* START *
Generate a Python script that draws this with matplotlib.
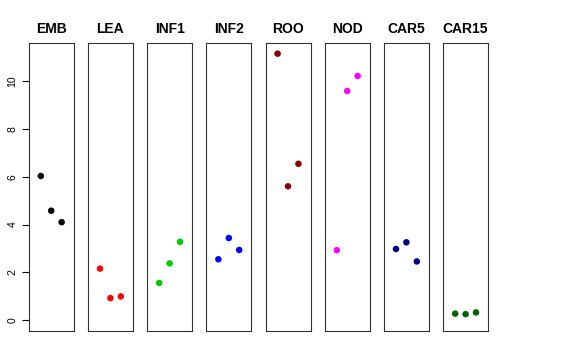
import numpy as np
import matplotlib
matplotlib.use('Agg')
import matplotlib.pyplot as plt

plt.rcParams['font.family'] = ['Liberation Sans', 'DejaVu Sans']

groups = ['EMB', 'LEA', 'INF1', 'INF2', 'ROO', 'NOD', 'CAR5', 'CAR15']
colors = ['black', 'red', '#00CD00', 'blue', '#8B0000', 'magenta', '#00008B', '#006400']
values = [
    [6.03, 4.58, 4.10],
    [2.16, 0.93, 1.00],
    [1.56, 2.38, 3.28],
    [2.55, 3.44, 2.94],
    [11.14, 5.60, 6.54],
    [2.93, 9.58, 10.21],
    [2.98, 3.26, 2.46],
    [0.28, 0.26, 0.33],
]

W, H = 576, 360
fig = plt.figure(figsize=(W / 100, H / 100), dpi=100)

ymax = max(max(v) for v in values)
pad = 0.04 * ymax
ylo, yhi = 0 - pad, ymax + pad
xlo, xhi = 0 - 0.16, 4 + 0.16

left0 = 28.7
step = 59.2
width = 45
top, bottom = 43, 331

for i, (g, c, v) in enumerate(zip(groups, colors, values)):
    x0 = left0 + i * step
    ax = fig.add_axes([x0 / W, 1 - bottom / H, width / W, (bottom - top) / H])
    ax.scatter([1, 2, 3], v, s=22, color=c, edgecolors='none')
    ax.set_xlim(xlo, xhi)
    ax.set_ylim(ylo, yhi)
    ax.set_xticks([])
    for sp in ax.spines.values():
        sp.set_linewidth(0.8)
        sp.set_color('#333333')
    ax.set_title(g, fontsize=10, fontweight='bold', pad=7)
    if i == 0:
        ax.set_yticks([0, 2, 4, 6, 8, 10])
        ax.tick_params(axis='y', length=5, width=0.8, labelsize=7.5, pad=3)
        for lab in ax.get_yticklabels():
            lab.set_rotation(90)
            lab.set_va('center')
    else:
        ax.set_yticks([])

fig.savefig('out.png', dpi=100)
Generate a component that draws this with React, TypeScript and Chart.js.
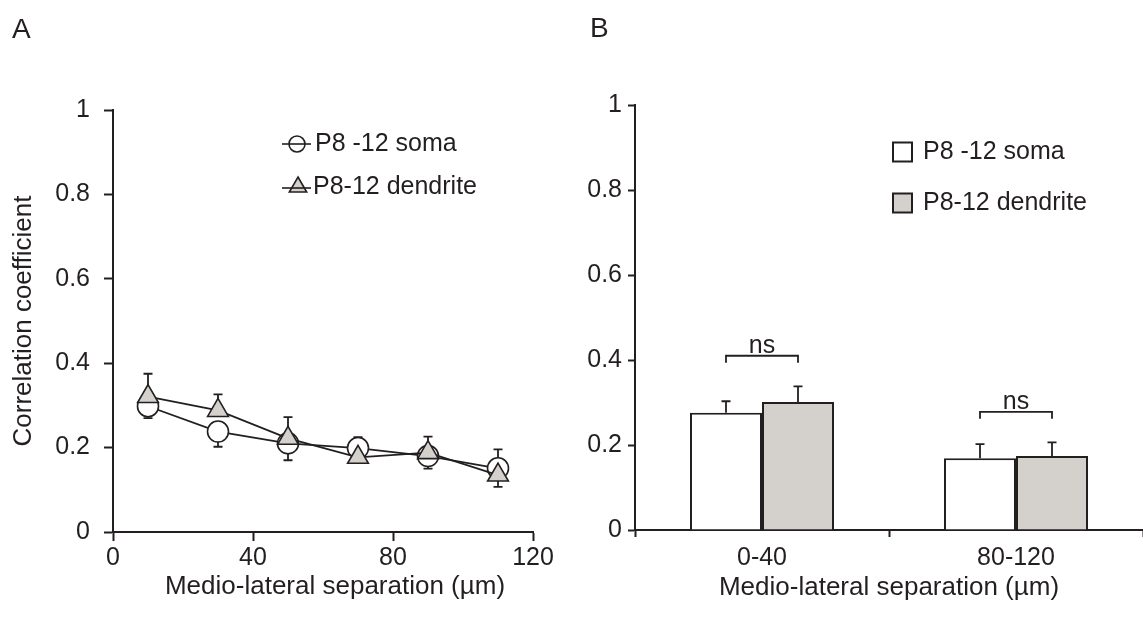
import React, { useEffect, useRef } from "react";
import { Chart, registerables } from "chart.js";

Chart.register(...registerables);

const INK = "#231f20";
const GREY = "#d4d0cb";
const FONT = "'Liberation Sans', Arial, Helvetica, sans-serif";

// ---------- Panel A data ----------
const separations = [10, 30, 50, 70, 90, 110];
const somaMeans = [0.298, 0.238, 0.21, 0.199, 0.18, 0.151];
// signed error: sign gives the direction in which the bar is drawn
const somaErr = [-0.028, -0.036, -0.04, 0.026, -0.03, 0.045];
const dendriteMeans = [0.321, 0.288, 0.222, 0.177, 0.188, 0.135];
const dendriteErr = [0.054, 0.038, 0.05, -0.012, 0.038, -0.028];
const xTicksA = [0, 40, 80, 120];
const yTicks = [0, 0.2, 0.4, 0.6, 0.8, 1];
const seriesNames = ["P8 -12 soma", "P8-12 dendrite"];

// ---------- Panel B data ----------
const binLabels = ["0-40", "80-120"];
const somaBar = [0.276, 0.169];
const somaBarErr = [0.027, 0.033];
const dendriteBar = [0.301, 0.174];
const dendriteBarErr = [0.037, 0.032];
const sigLabels = ["ns", "ns"];
const sigLevels = [0.41, 0.278];

const xTitle = "Medio-lateral separation (µm)";
const yTitle = "Correlation coefficient";
const panelLabels = ["A", "B"];

Chart.defaults.font.family = FONT;
Chart.defaults.color = INK;

const TICK_SIZE = 25;
const TITLE_SIZE = 26;
const LW = 1.8;

export default function App() {
  const refA = useRef<HTMLCanvasElement>(null);
  const refB = useRef<HTMLCanvasElement>(null);

  useEffect(() => {
    if (!refA.current || !refB.current) return;

    const errA = {
      id: "errA",
      beforeDatasetsDraw(chart: any) {
        const { ctx, scales } = chart;
        const x = scales.x;
        const y = scales.y;
        ctx.save();
        ctx.strokeStyle = INK;
        ctx.lineWidth = LW;
        const draw = (means: number[], errs: number[]) => {
          means.forEach((m, i) => {
            const px = x.getPixelForValue(separations[i]);
            const p0 = y.getPixelForValue(m);
            const p1 = y.getPixelForValue(m + errs[i]);
            ctx.beginPath();
            ctx.moveTo(px, p0);
            ctx.lineTo(px, p1);
            ctx.moveTo(px - 4.5, p1);
            ctx.lineTo(px + 4.5, p1);
            ctx.stroke();
          });
        };
        draw(somaMeans, somaErr);
        draw(dendriteMeans, dendriteErr);
        ctx.restore();
      },
    };

    const decorA = {
      id: "decorA",
      afterDraw(chart: any) {
        const { ctx, chartArea } = chart;
        ctx.save();
        ctx.fillStyle = INK;
        ctx.strokeStyle = INK;
        // panel letter
        ctx.font = `28px ${FONT}`;
        ctx.textBaseline = "alphabetic";
        ctx.textAlign = "left";
        ctx.fillText(panelLabels[0], 12, 38);
        // x title
        ctx.font = `${TITLE_SIZE}px ${FONT}`;
        ctx.textAlign = "center";
        ctx.textBaseline = "middle";
        ctx.fillText(xTitle, (chartArea.left + chartArea.right) / 2 + 12, 587);
        // legend
        ctx.font = `25px ${FONT}`;
        ctx.textAlign = "left";
        ctx.lineWidth = 1.6;
        // soma row
        let cy = 144;
        ctx.beginPath();
        ctx.arc(297, cy, 8, 0, Math.PI * 2);
        ctx.fillStyle = "#ffffff";
        ctx.fill();
        ctx.stroke();
        ctx.beginPath();
        ctx.moveTo(282, cy);
        ctx.lineTo(311, cy);
        ctx.stroke();
        ctx.fillStyle = INK;
        ctx.fillText(seriesNames[0], 315, cy);
        // dendrite row
        cy = 187;
        const r = 10;
        ctx.beginPath();
        ctx.moveTo(298, cy - r);
        ctx.lineTo(298 + r * 0.866, cy + r * 0.5);
        ctx.lineTo(298 - r * 0.866, cy + r * 0.5);
        ctx.closePath();
        ctx.fillStyle = GREY;
        ctx.fill();
        ctx.stroke();
        ctx.beginPath();
        ctx.moveTo(282, cy + 1);
        ctx.lineTo(311, cy + 1);
        ctx.stroke();
        ctx.fillStyle = INK;
        ctx.fillText(seriesNames[1], 313, cy);
        ctx.restore();
      },
    };

    const chartA = new Chart(refA.current, {
      type: "line",
      data: {
        datasets: [
          {
            label: seriesNames[1],
            data: separations.map((x, i) => ({ x, y: dendriteMeans[i] })),
            pointStyle: "triangle",
            pointRadius: 12,
            pointBackgroundColor: GREY,
            pointBorderColor: INK,
            pointBorderWidth: 1.6,
            borderColor: INK,
            borderWidth: LW,
            tension: 0,
            order: 0,
          },
          {
            label: seriesNames[0],
            data: separations.map((x, i) => ({ x, y: somaMeans[i] })),
            pointStyle: "circle",
            pointRadius: 10.5,
            pointBackgroundColor: "#ffffff",
            pointBorderColor: INK,
            pointBorderWidth: 1.6,
            borderColor: INK,
            borderWidth: LW,
            tension: 0,
            order: 1,
          },
        ],
      },
      options: {
        animation: false,
        responsive: false,
        events: [],
        layout: { padding: { top: 110, right: 47, bottom: 0, left: 0 } },
        plugins: { legend: { display: false }, tooltip: { enabled: false } },
        scales: {
          x: {
            type: "linear",
            min: 0,
            max: 120,
            afterBuildTicks: (s: any) => {
              s.ticks = xTicksA.map((v) => ({ value: v }));
            },
            afterFit: (s: any) => {
              s.height = 87;
            },
            grid: { drawOnChartArea: false, drawTicks: true, tickLength: 9, tickColor: INK, tickWidth: 2 },
            border: { color: INK, width: 2 },
            ticks: { padding: 2, color: INK, font: { size: TICK_SIZE, family: FONT }, callback: (v: any) => String(v) },
          },
          y: {
            type: "linear",
            min: 0,
            max: 1,
            afterBuildTicks: (s: any) => {
              s.ticks = yTicks.map((v) => ({ value: v }));
            },
            afterFit: (s: any) => {
              s.width = 113;
            },
            grid: { drawOnChartArea: false, drawTicks: true, tickLength: 9, tickColor: INK, tickWidth: 2 },
            border: { color: INK, width: 2 },
            ticks: { padding: 14, color: INK, font: { size: TICK_SIZE, family: FONT }, callback: (v: any) => String(v) },
            title: {
              display: true,
              text: yTitle,
              color: INK,
              font: { size: TITLE_SIZE, family: FONT },
              padding: { top: 8, bottom: 0 },
            },
          },
        },
      },
      plugins: [errA, decorA],
    } as any);

    const decorB = {
      id: "decorB",
      afterDatasetsDraw(chart: any) {
        const { ctx, scales } = chart;
        const y = scales.y;
        const m0 = chart.getDatasetMeta(0);
        const m1 = chart.getDatasetMeta(1);
        ctx.save();
        ctx.strokeStyle = INK;
        ctx.fillStyle = INK;
        ctx.lineWidth = LW;
        // error bars
        const errs = [somaBarErr, dendriteBarErr];
        const vals = [somaBar, dendriteBar];
        [m0, m1].forEach((meta: any, d: number) => {
          meta.data.forEach((bar: any, i: number) => {
            const p1 = y.getPixelForValue(vals[d][i] + errs[d][i]);
            ctx.beginPath();
            ctx.moveTo(bar.x, bar.y);
            ctx.lineTo(bar.x, p1);
            ctx.moveTo(bar.x - 4.5, p1);
            ctx.lineTo(bar.x + 4.5, p1);
            ctx.stroke();
          });
        });
        // significance brackets
        ctx.font = `25px ${FONT}`;
        ctx.textAlign = "center";
        ctx.textBaseline = "alphabetic";
        sigLevels.forEach((lv, i) => {
          const xs = m0.data[i].x;
          const xe = m1.data[i].x;
          const yb = y.getPixelForValue(lv);
          ctx.beginPath();
          ctx.moveTo(xs, yb + 7);
          ctx.lineTo(xs, yb);
          ctx.lineTo(xe, yb);
          ctx.lineTo(xe, yb + 7);
          ctx.stroke();
          ctx.fillText(sigLabels[i], (xs + xe) / 2, yb - 3);
        });
        ctx.restore();
      },
      afterDraw(chart: any) {
        const { ctx } = chart;
        ctx.save();
        ctx.fillStyle = INK;
        ctx.strokeStyle = INK;
        ctx.font = `28px ${FONT}`;
        ctx.textAlign = "left";
        ctx.textBaseline = "alphabetic";
        ctx.fillText(panelLabels[1], 10, 37);
        // legend
        ctx.font = `25px ${FONT}`;
        ctx.textBaseline = "middle";
        ctx.lineWidth = 2;
        const fills = ["#ffffff", GREY];
        [152, 203].forEach((cy, i) => {
          ctx.fillStyle = fills[i];
          ctx.fillRect(313, cy - 9.5, 19, 19);
          ctx.strokeRect(313, cy - 9.5, 19, 19);
          ctx.fillStyle = INK;
          ctx.fillText(seriesNames[i], 343, cy);
        });
        ctx.restore();
      },
    };

    const chartB = new Chart(refB.current, {
      type: "bar",
      data: {
        labels: binLabels,
        datasets: [
          {
            label: seriesNames[0],
            data: somaBar,
            backgroundColor: "#ffffff",
            borderColor: INK,
            borderWidth: 2,
            barPercentage: 1,
            categoryPercentage: 0.567,
          },
          {
            label: seriesNames[1],
            data: dendriteBar,
            backgroundColor: GREY,
            borderColor: INK,
            borderWidth: 2,
            barPercentage: 1,
            categoryPercentage: 0.567,
          },
        ],
      },
      options: {
        animation: false,
        responsive: false,
        events: [],
        layout: { padding: { top: 105, right: 0, bottom: 0, left: 0 } },
        plugins: { legend: { display: false }, tooltip: { enabled: false } },
        scales: {
          x: {
            afterFit: (s: any) => {
              s.height = 89;
            },
            grid: { drawOnChartArea: false, drawTicks: true, tickLength: 7, tickColor: INK, tickWidth: 2 },
            border: { color: INK, width: 2 },
            ticks: { padding: 6, color: INK, font: { size: TICK_SIZE, family: FONT } },
            title: {
              display: true,
              text: xTitle,
              color: INK,
              font: { size: TITLE_SIZE, family: FONT },
              padding: { top: 0, bottom: 16 },
            },
          },
          y: {
            type: "linear",
            min: 0,
            max: 1,
            afterBuildTicks: (s: any) => {
              s.ticks = yTicks.map((v) => ({ value: v }));
            },
            afterFit: (s: any) => {
              s.width = 55;
            },
            grid: { drawOnChartArea: false, drawTicks: true, tickLength: 7, tickColor: INK, tickWidth: 2 },
            border: { color: INK, width: 2 },
            ticks: { padding: 6, color: INK, font: { size: TICK_SIZE, family: FONT }, callback: (v: any) => String(v) },
          },
        },
      },
      plugins: [decorB],
    } as any);

    return () => {
      chartA.destroy();
      chartB.destroy();
    };
  }, []);

  return (
    <div style={{ position: "absolute", left: 0, top: 0, width: 1143, height: 619, background: "#ffffff" }}>
      <canvas
        ref={refA}
        width={580}
        height={619}
        style={{ position: "absolute", left: 0, top: 0, width: 580, height: 619 }}
      />
      <canvas
        ref={refB}
        width={563}
        height={619}
        style={{ position: "absolute", left: 580, top: 0, width: 563, height: 619 }}
      />
    </div>
  );
}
* END *
What to do — Exactly and only the lines from the top of the records down to the line containing "fig.savefig('out.png', dpi=100)" should be transcribed, please, without the pictures.

Correct response —
Generate a Python script that draws this with matplotlib.
import numpy as np
import matplotlib
matplotlib.use('Agg')
import matplotlib.pyplot as plt

plt.rcParams['font.family'] = ['Liberation Sans', 'DejaVu Sans']

groups = ['EMB', 'LEA', 'INF1', 'INF2', 'ROO', 'NOD', 'CAR5', 'CAR15']
colors = ['black', 'red', '#00CD00', 'blue', '#8B0000', 'magenta', '#00008B', '#006400']
values = [
    [6.03, 4.58, 4.10],
    [2.16, 0.93, 1.00],
    [1.56, 2.38, 3.28],
    [2.55, 3.44, 2.94],
    [11.14, 5.60, 6.54],
    [2.93, 9.58, 10.21],
    [2.98, 3.26, 2.46],
    [0.28, 0.26, 0.33],
]

W, H = 576, 360
fig = plt.figure(figsize=(W / 100, H / 100), dpi=100)

ymax = max(max(v) for v in values)
pad = 0.04 * ymax
ylo, yhi = 0 - pad, ymax + pad
xlo, xhi = 0 - 0.16, 4 + 0.16

left0 = 28.7
step = 59.2
width = 45
top, bottom = 43, 331

for i, (g, c, v) in enumerate(zip(groups, colors, values)):
    x0 = left0 + i * step
    ax = fig.add_axes([x0 / W, 1 - bottom / H, width / W, (bottom - top) / H])
    ax.scatter([1, 2, 3], v, s=22, color=c, edgecolors='none')
    ax.set_xlim(xlo, xhi)
    ax.set_ylim(ylo, yhi)
    ax.set_xticks([])
    for sp in ax.spines.values():
        sp.set_linewidth(0.8)
        sp.set_color('#333333')
    ax.set_title(g, fontsize=10, fontweight='bold', pad=7)
    if i == 0:
        ax.set_yticks([0, 2, 4, 6, 8, 10])
        ax.tick_params(axis='y', length=5, width=0.8, labelsize=7.5, pad=3)
        for lab in ax.get_yticklabels():
            lab.set_rotation(90)
            lab.set_va('center')
    else:
        ax.set_yticks([])

fig.savefig('out.png', dpi=100)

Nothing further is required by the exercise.